É a música que nos soca aqui. É a artista, sempre com sua voz esgoelada, agudíssima, nas variações improváveis que atravessam canções enormes e inesquecíveis, como Emily (feita para a sua irmã, Emily Newsom). Essa canção Joanna encerra cantando que: “O meteorito é o que causa a luz / e o meteoro é como ela é percebida“. Pra mim toda arte é um pouco como o meteorito. Aquilo que não vemos, e que se expressa vagamente pelo espaço-tempo por meio de uma gravação (o meteoro) – um lastro, uma faísca daquele instante de luz. Esse meteoro que Joanna Newsom nos deixou, através do fonograma de Ys, é lindo demais para ser ignorado.
A artista mostraria que ainda tinha muitas ideias a desenvolver. Seu álbum triplo de 2010, Have One On Me é, para mim, um dos melhores dos anos 10s. Depois de um último lançamento (menos badalado) em 2015, a artista resolveu se recolher – tendo inclusive tirado seu catálogo dos streamings por um tempo, revoltada, muito antes disso ser minimamente cogitável. Hoje vive em completo ostracismo em uma casa, com marido e dois filhos. É uma pena que não tenha mais lançado músicas.
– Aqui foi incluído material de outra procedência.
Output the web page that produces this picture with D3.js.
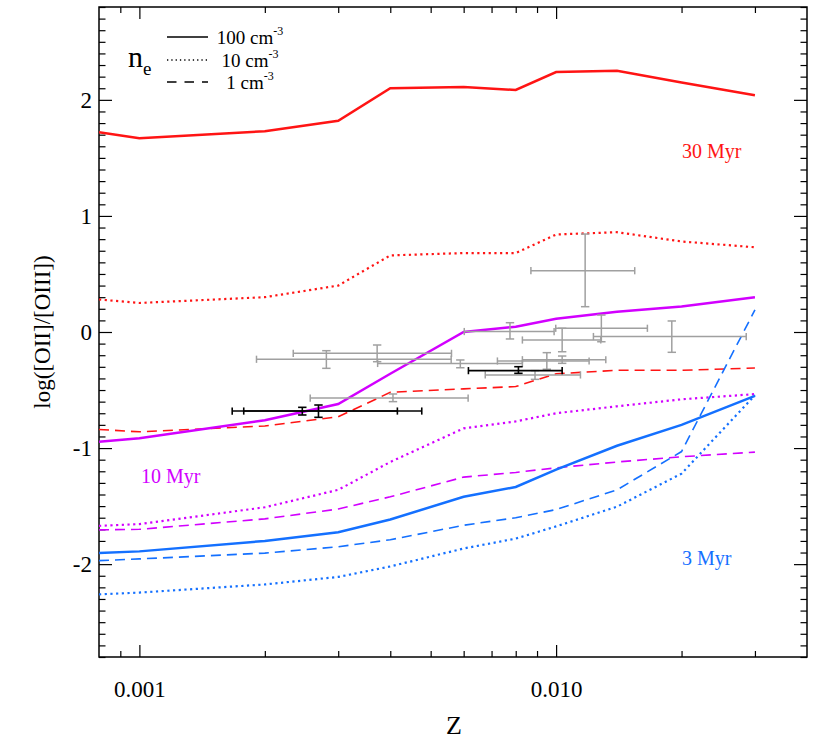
<!DOCTYPE html>
<html>
<head>
<meta charset="utf-8">
<script src="https://cdn.jsdelivr.net/npm/d3@7"></script>
<style>
body { margin: 0; background: #fff; }
text { font-family: "Liberation Serif", "DejaVu Serif", serif; fill: #000; }
</style>
</head>
<body>
<script>
// model grid in metallicity
var zGrid = [0.0008, 0.001, 0.002, 0.003, 0.004, 0.006, 0.008, 0.010, 0.014, 0.020, 0.030];

// 30 Myr
var red100 = [1.72, 1.67, 1.73, 1.82, 2.10, 2.11, 2.085, 2.24, 2.25, 2.15, 2.04];
var red10 = [0.28, 0.25, 0.30, 0.40, 0.66, 0.68, 0.68, 0.84, 0.86, 0.78, 0.73];
var red1 = [-0.84, -0.86, -0.81, -0.73, -0.52, -0.49, -0.47, -0.36, -0.33, -0.33, -0.31];

// 10 Myr
var mag100 = [-0.945, -0.915, -0.76, -0.62, -0.36, 0.0, 0.045, 0.115, 0.175, 0.22, 0.30];
var mag10 = [-1.67, -1.655, -1.51, -1.36, -1.12, -0.83, -0.77, -0.70, -0.64, -0.58, -0.535];
var mag1 = [-1.705, -1.70, -1.61, -1.525, -1.42, -1.25, -1.21, -1.17, -1.12, -1.075, -1.035];

// 3 Myr
var blue100 = [-1.905, -1.89, -1.80, -1.725, -1.615, -1.42, -1.335, -1.185, -0.98, -0.80, -0.55];
var blue10 = [-2.26, -2.245, -2.175, -2.11, -2.02, -1.865, -1.78, -1.675, -1.505, -1.22, -0.545];
var blue1 = [-1.97, -1.955, -1.905, -1.85, -1.79, -1.665, -1.60, -1.53, -1.36, -1.03, 0.19];

// observed points (grey)
var grayZ =   [0.00281, 0.00372, 0.00589, 0.00775, 0.01284, 0.01034, 0.01895, 0.00950, 0.01034, 0.00890, 0.00406, 0.01174];
var grayZlo = [0.00191, 0.00234, 0.00373, 0.00602, 0.00998, 0.00830, 0.01229, 0.00723, 0.00830, 0.00676, 0.00257, 0.00870];
var grayZhi = [0.00560, 0.00561, 0.00830, 0.00989, 0.01656, 0.01280, 0.02859, 0.01200, 0.01316, 0.01144, 0.00615, 0.01544];
var grayY =   [-0.235, -0.184, -0.271, 0.004, 0.032, -0.069, -0.039, -0.250, -0.239, -0.370, -0.569, 0.528];
var grayYlo = [-0.313, -0.256, -0.308, -0.060, -0.084, -0.170, -0.175, -0.321, -0.270, -0.408, -0.600, 0.218];
var grayYhi = [-0.161, -0.112, -0.241, 0.080, 0.146, 0.032, 0.095, -0.178, -0.207, -0.333, -0.534, 0.844];

// observed points (black)
var blackZ =   [0.00812, 0.00246, 0.00269];
var blackZlo = [0.00616, 0.00167, 0.00178];
var blackZhi = [0.01034, 0.00416, 0.00476];
var blackY =   [-0.333, -0.681, -0.681];
var blackYlo = [-0.356, -0.715, -0.735];
var blackYhi = [-0.299, -0.649, -0.629];

var xMajor = [0.001, 0.01];
var xMinor = [0.0009, 0.002, 0.003, 0.004, 0.005, 0.006, 0.007, 0.008, 0.009, 0.02, 0.03];
var yMajor = [-2, -1, 0, 1, 2];

var W = 830, H = 748;
var L = 99, R = 807, T = 7, B = 657;

var svg = d3.select("body")
            .append("svg")
            .attr("width", W)
            .attr("height", H);

var x = d3.scaleLog().domain([0.0008, 0.04]).range([L, R]);
var y = d3.scaleLinear().domain([-2.8, 2.8]).range([B, T]);

var yMinor = d3.range(-28, 29).filter(function(v){ return v % 10 != 0; }).map(function(v){ return v / 10; });

svg.append("clipPath").attr("id", "clip")
    .append("rect").attr("x", L).attr("y", T).attr("width", R - L).attr("height", B - T);

// axes (ticks point inward on all four sides)
function tidy(g){
    g.select(".domain").remove();
    g.attr("font-family", null);
    g.selectAll(".tick line").attr("stroke", "#000").attr("stroke-width", 1.2);
    g.selectAll(".tick text").style("font-size", "23px");
}

svg.append("g").attr("transform", "translate(0," + B + ")")
    .call(d3.axisBottom(x).tickValues(xMajor).tickSizeInner(-12).tickSizeOuter(0).tickPadding(24)
        .tickFormat(d3.format(".3f")))
    .call(tidy);
svg.append("g").attr("transform", "translate(0," + B + ")")
    .call(d3.axisBottom(x).tickValues(xMinor).tickSizeInner(-6).tickSizeOuter(0).tickFormat(""))
    .call(tidy);
svg.append("g").attr("transform", "translate(0," + T + ")")
    .call(d3.axisTop(x).tickValues(xMajor).tickSizeInner(-12).tickSizeOuter(0).tickFormat(""))
    .call(tidy);
svg.append("g").attr("transform", "translate(0," + T + ")")
    .call(d3.axisTop(x).tickValues(xMinor).tickSizeInner(-6).tickSizeOuter(0).tickFormat(""))
    .call(tidy);

svg.append("g").attr("transform", "translate(" + L + ",0)")
    .call(d3.axisLeft(y).tickValues(yMajor).tickSizeInner(-13).tickSizeOuter(0).tickPadding(7)
        .tickFormat(function(d){ return String(d); }))
    .call(tidy);
svg.append("g").attr("transform", "translate(" + L + ",0)")
    .call(d3.axisLeft(y).tickValues(yMinor).tickSizeInner(-6.5).tickSizeOuter(0).tickFormat(""))
    .call(tidy);
svg.append("g").attr("transform", "translate(" + R + ",0)")
    .call(d3.axisRight(y).tickValues(yMajor).tickSizeInner(-13).tickSizeOuter(0).tickFormat(""))
    .call(tidy);
svg.append("g").attr("transform", "translate(" + R + ",0)")
    .call(d3.axisRight(y).tickValues(yMinor).tickSizeInner(-6.5).tickSizeOuter(0).tickFormat(""))
    .call(tidy);

svg.append("rect")
    .attr("x", L).attr("y", T).attr("width", R - L).attr("height", B - T)
    .attr("fill", "none").attr("stroke", "#000").attr("stroke-width", 1.5);

// axis titles
svg.append("text").attr("x", 454).attr("y", 734)
    .attr("text-anchor", "middle").style("font-size", "26px").text("Z");
svg.append("text")
    .attr("transform", "translate(50," + ((T + B) / 2) + ") rotate(-90)")
    .attr("text-anchor", "middle").style("font-size", "23px").text("log([OII]/[OIII])");

// model curves
var RED = "#ff1414", MAG = "#d200ff", BLUE = "#1470ff";
var styles = {
    solid: { w: 2.5, dash: null },
    dot: { w: 2.2, dash: "2.2,3.5" },
    dash: { w: 1.6, dash: "10,6" }
};
var curves = [
    { v: red100, c: RED, s: "solid" }, { v: red10, c: RED, s: "dot" }, { v: red1, c: RED, s: "dash" },
    { v: mag100, c: MAG, s: "solid" }, { v: mag10, c: MAG, s: "dot" }, { v: mag1, c: MAG, s: "dash" },
    { v: blue100, c: BLUE, s: "solid" }, { v: blue10, c: BLUE, s: "dot" }, { v: blue1, c: BLUE, s: "dash" }
];

var line = d3.line()
    .x(function(d, i){ return x(zGrid[i]); })
    .y(function(d){ return y(d); });

svg.append("g").attr("clip-path", "url(#clip)")
    .selectAll("path")
    .data(curves)
    .enter()
    .append("path")
    .attr("d", function(d){ return line(d.v); })
    .attr("fill", "none")
    .attr("stroke", function(d){ return d.c; })
    .attr("stroke-width", function(d){ return styles[d.s].w; })
    .attr("stroke-dasharray", function(d){ return styles[d.s].dash; });

// error bars
function errBars(zs, zlo, zhi, ys, ylo, yhi, col, sw){
    var g = svg.append("g").attr("stroke", col).attr("stroke-width", sw).attr("fill", "none");
    var idx = d3.range(zs.length);
    var hc = 3.6, vc = 4.2;
    idx.forEach(function(i){
        var cx = x(zs[i]), cy = y(ys[i]);
        var x0 = x(zlo[i]), x1 = x(zhi[i]);
        var y0 = y(ylo[i]), y1 = y(yhi[i]);
        g.append("line").attr("x1", x0).attr("x2", x1).attr("y1", cy).attr("y2", cy);
        g.append("line").attr("x1", x0).attr("x2", x0).attr("y1", cy - hc).attr("y2", cy + hc);
        g.append("line").attr("x1", x1).attr("x2", x1).attr("y1", cy - hc).attr("y2", cy + hc);
        g.append("line").attr("x1", cx).attr("x2", cx).attr("y1", y0).attr("y2", y1);
        g.append("line").attr("x1", cx - vc).attr("x2", cx + vc).attr("y1", y0).attr("y2", y0);
        g.append("line").attr("x1", cx - vc).attr("x2", cx + vc).attr("y1", y1).attr("y2", y1);
    });
}
errBars(grayZ, grayZlo, grayZhi, grayY, grayYlo, grayYhi, "#a0a0a0", 1.5);
errBars(blackZ, blackZlo, blackZhi, blackY, blackYlo, blackYhi, "#000", 1.6);

// age labels
svg.append("text").attr("x", 682).attr("y", 158).style("fill", RED)
    .style("font-size", "20px").text("30 Myr");
svg.append("text").attr("x", 141).attr("y", 483).style("fill", MAG)
    .style("font-size", "20px").text("10 Myr");
svg.append("text").attr("x", 682).attr("y", 565).style("fill", BLUE)
    .style("font-size", "20px").text("3 Myr");

// density legend
var legend = svg.append("g");
var legRows = [
    { label: "100 cm", y: 37, dash: null, w: 1.3 },
    { label: "10 cm", y: 60, dash: "1.3,3", w: 1.3 },
    { label: "1 cm", y: 82, dash: "9.5,8", w: 1.3 }
];
legRows.forEach(function(r){
    legend.append("line").attr("x1", 167).attr("x2", 208).attr("y1", r.y).attr("y2", r.y)
        .attr("stroke", "#000").attr("stroke-width", r.w).attr("stroke-dasharray", r.dash);
    var t = legend.append("text").attr("x", 250).attr("y", r.y + 7)
        .attr("text-anchor", "middle").style("font-size", "19px");
    t.append("tspan").text(r.label);
    t.append("tspan").attr("dy", -9).style("font-size", "12px").text("-3");
});
var ne = legend.append("text").attr("x", 128).attr("y", 67).style("font-size", "30px");
ne.append("tspan").text("n");
ne.append("tspan").attr("dy", 8).style("font-size", "19px").text("e");
</script>
</body>
</html>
Mas, pelo perfil do cenário atual, com artista misturando orquestra com “música pop” e sendo incensada como “inventora da roda”, fica bem difícil imaginar como seria para uma Joanna Newsom – realmente alternativa, estranha, e voltada a um universo não complacente e totalmente autoral.
Não sou de ficar elogiando o passado. Mas é inegável que, nesta “era hipster“, algumas coisas (experimentais e arriscadas) eram muito mais arriscadas do que a gente imaginava. Não que o experimentalismo tenha morrido. É só que ele não mora, necessariamente, nas rebarbas de uma “cultura pop” (se é que ainda faz sentido falar disso).